About

This site is written by Rachel Lambert, a former classroom teacher, special education teacher, and currently an associate professor in the Gervitz Graduate School of Education at University of California Santa Barbara. I was trained as a mathematics educator at Mathematics in the City, a collaboration between City College in New York City and the Freudenthal Institute in the Netherlands, and as a disability studies scholar at Teachers College, the Graduate Center of CUNY, and my last academic job, Chapman University. You can contact me at rlambert@uscb.edu

My scholarly work investigates the intersections between disability studies in education and mathematics education.  I have conducted longitudinal studies of how learners with and without disabilities construct identities as mathematics learners, and how mathematical pedagogy shapes disability. I have found that students use multiple discourses and practices to understand themselves as math learners, and that their understandings shift over time based on pedagogy. Students in a classroom that encouraged discussion and multiple strategies, for example, saw themselves as competent learners of mathematics because they were able to ask questions, persist in solving problems, and present multiple strategies.  The same children, as the class transitioned to a mathematics of memorization, were more likely to describe themselves as either fast or slow.
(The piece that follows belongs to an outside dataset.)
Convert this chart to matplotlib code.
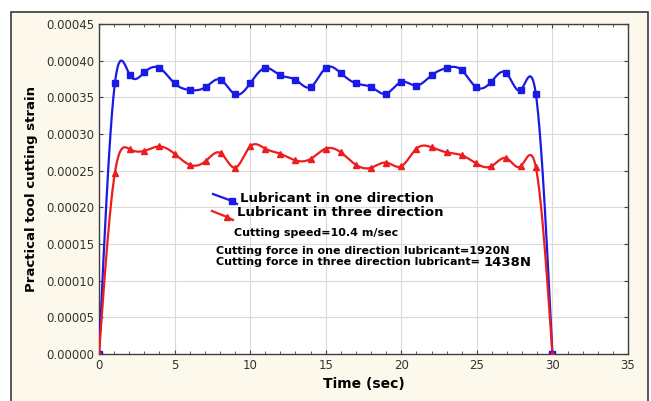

Disability and ability both shifted as the pedagogy shifted, suggesting that the way we organize mathematics classrooms matters significantly for how we understand learners, and in term, for how they understand themselves. My work looks at children’s developing relationships with mathematics as intersectional, relational, and emotional.

My current work is on understanding the differences in research and practice across mathematics education and special education and understanding how teachers can deepen participation in the standards of mathematical practice. I am also very interested in neurodiversity, Universal Design for Learning, and their implications for mathematics teaching and learning.